Worried about the impact on tourism, Hawaii launched an education campaign on the increasing incidence of bedbugs.

In New York City a bill has been introduced to ban the sale of reconditioned mattress. And the California Department of Health Services released guidelines for the public on prevention and treatment.

Meanwhile the National Pest Management Association is actively working to educate hotels on how to recognize infestations.

"We're finding bedbugs not just in what many people consider to be fleabag hotels but also in five-star hotels," said Mannes, the association's spokesperson.

What to Do

To protect yourself when staying at a hotel, Mannes says, follow these suggestions:

Don't leave your bags on the floor. Place them on a table or luggage rack.
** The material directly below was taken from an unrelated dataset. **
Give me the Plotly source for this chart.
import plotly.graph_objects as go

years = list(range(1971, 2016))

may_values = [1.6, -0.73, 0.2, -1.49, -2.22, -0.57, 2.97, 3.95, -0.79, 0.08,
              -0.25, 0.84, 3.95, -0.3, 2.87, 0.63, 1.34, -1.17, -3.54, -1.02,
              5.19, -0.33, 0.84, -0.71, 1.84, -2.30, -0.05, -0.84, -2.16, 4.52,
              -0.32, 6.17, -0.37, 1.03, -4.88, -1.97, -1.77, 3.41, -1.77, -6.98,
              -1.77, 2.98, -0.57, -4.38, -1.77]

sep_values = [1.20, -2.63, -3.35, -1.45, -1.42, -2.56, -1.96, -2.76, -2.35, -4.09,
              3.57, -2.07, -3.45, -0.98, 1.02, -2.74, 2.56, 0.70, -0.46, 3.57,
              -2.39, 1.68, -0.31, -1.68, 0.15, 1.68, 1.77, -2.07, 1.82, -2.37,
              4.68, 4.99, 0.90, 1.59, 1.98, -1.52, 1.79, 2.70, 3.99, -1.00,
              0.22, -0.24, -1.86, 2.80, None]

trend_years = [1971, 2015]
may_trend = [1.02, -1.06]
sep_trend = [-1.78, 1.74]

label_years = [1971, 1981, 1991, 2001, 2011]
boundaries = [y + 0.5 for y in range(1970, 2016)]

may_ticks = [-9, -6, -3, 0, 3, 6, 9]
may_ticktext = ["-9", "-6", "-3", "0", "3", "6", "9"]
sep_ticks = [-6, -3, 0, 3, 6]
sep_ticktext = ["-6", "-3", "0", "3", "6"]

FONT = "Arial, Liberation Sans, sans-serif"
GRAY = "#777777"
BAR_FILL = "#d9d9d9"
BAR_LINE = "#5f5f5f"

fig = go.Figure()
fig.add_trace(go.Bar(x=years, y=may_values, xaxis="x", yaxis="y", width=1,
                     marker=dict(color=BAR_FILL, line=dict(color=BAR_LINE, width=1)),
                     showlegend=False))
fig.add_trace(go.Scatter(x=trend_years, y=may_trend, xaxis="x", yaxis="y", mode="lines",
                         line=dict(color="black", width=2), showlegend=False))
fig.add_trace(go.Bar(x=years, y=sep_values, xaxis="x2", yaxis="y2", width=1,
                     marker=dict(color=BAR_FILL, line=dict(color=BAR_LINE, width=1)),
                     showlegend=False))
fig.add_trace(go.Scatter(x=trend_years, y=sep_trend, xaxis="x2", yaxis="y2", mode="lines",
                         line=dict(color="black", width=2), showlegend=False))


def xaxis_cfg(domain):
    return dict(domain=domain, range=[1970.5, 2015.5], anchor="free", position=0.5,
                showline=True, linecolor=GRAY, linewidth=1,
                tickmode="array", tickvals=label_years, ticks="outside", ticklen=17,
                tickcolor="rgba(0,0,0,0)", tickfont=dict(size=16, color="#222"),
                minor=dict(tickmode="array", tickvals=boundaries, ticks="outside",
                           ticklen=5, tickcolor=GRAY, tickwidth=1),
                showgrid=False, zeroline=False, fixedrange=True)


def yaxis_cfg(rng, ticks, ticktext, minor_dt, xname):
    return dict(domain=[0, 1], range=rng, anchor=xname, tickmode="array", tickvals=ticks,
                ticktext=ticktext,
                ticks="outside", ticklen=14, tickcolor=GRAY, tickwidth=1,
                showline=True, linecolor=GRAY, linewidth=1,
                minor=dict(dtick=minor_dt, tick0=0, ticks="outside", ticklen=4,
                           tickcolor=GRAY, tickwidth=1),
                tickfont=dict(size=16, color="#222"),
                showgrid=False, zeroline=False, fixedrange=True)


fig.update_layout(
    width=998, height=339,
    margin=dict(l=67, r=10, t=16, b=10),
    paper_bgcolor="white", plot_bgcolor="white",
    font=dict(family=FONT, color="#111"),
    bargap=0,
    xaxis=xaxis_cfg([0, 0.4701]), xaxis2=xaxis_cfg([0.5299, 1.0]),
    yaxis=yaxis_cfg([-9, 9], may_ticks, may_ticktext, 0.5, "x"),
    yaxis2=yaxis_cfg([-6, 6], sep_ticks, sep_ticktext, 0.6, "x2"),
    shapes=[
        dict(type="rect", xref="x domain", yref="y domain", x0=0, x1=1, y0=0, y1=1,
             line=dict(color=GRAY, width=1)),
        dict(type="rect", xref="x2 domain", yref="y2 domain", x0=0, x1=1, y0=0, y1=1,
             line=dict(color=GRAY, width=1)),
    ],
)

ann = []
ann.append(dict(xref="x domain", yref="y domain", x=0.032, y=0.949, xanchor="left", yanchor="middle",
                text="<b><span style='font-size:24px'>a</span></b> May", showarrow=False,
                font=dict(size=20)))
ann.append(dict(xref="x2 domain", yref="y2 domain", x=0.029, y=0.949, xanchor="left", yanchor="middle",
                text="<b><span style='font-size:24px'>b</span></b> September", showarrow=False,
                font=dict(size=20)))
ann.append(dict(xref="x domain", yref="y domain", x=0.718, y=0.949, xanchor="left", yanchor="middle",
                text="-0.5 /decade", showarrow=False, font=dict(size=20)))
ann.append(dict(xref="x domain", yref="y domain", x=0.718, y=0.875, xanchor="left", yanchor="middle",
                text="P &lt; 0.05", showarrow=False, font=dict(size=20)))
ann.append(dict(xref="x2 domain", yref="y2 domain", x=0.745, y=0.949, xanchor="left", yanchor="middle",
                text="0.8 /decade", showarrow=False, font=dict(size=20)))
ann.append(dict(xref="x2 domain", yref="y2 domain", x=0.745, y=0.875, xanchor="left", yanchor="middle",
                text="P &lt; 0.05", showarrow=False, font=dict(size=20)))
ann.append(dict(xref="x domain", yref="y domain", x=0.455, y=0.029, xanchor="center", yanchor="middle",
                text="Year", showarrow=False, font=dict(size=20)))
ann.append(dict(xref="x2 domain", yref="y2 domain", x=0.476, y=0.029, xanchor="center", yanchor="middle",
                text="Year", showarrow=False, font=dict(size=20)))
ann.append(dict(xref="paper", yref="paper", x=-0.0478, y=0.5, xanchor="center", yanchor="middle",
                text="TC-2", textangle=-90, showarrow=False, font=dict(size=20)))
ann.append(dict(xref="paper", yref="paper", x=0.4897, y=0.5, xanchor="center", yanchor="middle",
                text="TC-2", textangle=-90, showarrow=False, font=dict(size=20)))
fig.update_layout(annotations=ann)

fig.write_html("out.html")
Immediately inspect your room. Lift up the bedsheets and look at mattress corners and around the headboard area. If you see something moving, it's probably bedbugs. Another sign of infestation is small brownish or reddish dots on linens and mattresses.
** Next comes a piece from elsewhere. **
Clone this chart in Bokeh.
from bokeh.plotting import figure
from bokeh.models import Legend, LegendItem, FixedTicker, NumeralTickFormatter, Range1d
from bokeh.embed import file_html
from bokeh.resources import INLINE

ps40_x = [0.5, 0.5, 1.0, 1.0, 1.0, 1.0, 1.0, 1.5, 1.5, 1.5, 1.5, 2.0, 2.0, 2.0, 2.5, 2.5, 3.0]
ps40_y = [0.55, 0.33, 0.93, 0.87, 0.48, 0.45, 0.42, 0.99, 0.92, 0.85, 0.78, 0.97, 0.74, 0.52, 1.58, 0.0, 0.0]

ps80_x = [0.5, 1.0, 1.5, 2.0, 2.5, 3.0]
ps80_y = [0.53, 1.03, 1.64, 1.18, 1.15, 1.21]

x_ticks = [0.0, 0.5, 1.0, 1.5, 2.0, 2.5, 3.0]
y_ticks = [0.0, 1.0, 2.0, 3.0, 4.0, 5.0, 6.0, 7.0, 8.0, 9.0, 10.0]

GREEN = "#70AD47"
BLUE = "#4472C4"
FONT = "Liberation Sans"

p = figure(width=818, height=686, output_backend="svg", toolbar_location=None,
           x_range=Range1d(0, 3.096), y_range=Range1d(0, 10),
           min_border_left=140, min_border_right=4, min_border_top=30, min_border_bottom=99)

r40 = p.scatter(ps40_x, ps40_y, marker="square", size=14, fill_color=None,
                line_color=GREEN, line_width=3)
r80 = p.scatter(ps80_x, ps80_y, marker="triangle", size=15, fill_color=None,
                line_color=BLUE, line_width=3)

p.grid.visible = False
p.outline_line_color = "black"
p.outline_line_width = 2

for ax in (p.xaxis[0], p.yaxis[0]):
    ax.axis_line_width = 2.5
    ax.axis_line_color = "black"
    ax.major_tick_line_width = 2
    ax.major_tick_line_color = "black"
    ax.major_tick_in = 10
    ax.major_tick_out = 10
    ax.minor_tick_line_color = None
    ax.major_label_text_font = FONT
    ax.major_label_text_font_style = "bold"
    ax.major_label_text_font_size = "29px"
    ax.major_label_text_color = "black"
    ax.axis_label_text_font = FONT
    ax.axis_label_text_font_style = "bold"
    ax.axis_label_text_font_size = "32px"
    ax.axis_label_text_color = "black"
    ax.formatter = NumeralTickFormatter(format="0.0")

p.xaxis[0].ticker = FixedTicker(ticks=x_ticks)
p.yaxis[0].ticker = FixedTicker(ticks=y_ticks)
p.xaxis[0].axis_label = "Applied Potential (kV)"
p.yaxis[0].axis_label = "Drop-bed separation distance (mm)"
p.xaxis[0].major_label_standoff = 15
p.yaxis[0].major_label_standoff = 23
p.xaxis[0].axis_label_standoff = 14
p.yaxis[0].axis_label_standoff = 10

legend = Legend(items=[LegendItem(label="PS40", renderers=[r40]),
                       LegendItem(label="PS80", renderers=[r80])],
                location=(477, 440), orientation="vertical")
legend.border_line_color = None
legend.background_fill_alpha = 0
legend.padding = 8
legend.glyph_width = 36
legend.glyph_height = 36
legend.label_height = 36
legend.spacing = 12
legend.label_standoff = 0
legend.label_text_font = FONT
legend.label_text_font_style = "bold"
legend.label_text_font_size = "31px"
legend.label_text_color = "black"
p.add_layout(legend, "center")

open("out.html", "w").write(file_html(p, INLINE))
If you find bedbugs, alert management and immediately leave the room. Experts say not to panic, though. The bugs can travel through walls to nearby rooms, but the entire hotel may not be infested.

If you think you've brought bedbugs home from a trip, you might try the following:

Leave your suitcase outside for at least a day and immediately launder clothing. Put items that can't be washed, like leather shoes or toys, in the dryer for at least five minutes, says Potter, the entomologist. The heat kills the bugs.

Call a pest-control company, says Mannes, whose employer represents pest-control businesses.

Hunting Dogs

Ridding a home of bedbugs is a daunting task—not to mention tracking them down in the first place.

"The first thing is finding them," Mannes said. "That's the most difficult thing. It can take hours."

The insects hide behind baseboards, electrical switch plates, picture frames, even wallpaper.

In addition to a visual inspection, there are a few bedbug-detection dogs around the U.S.

Carl Massicott runs Advanced K9 Detectives in Milford, Connecticut. He says his dog Jada commands up to U.S. $200 an hour and can locate the bugs in a matter of minutes.

But, he said, "I don't exterminate. All we do is find them."

Once the bedbugs are located, several treatments may be necessary.

The University of Kentucky's Potter says there are few quick fixes.

"It's not uncommon at all to battle bedbugs for a period of months, and some infestations as much as a year."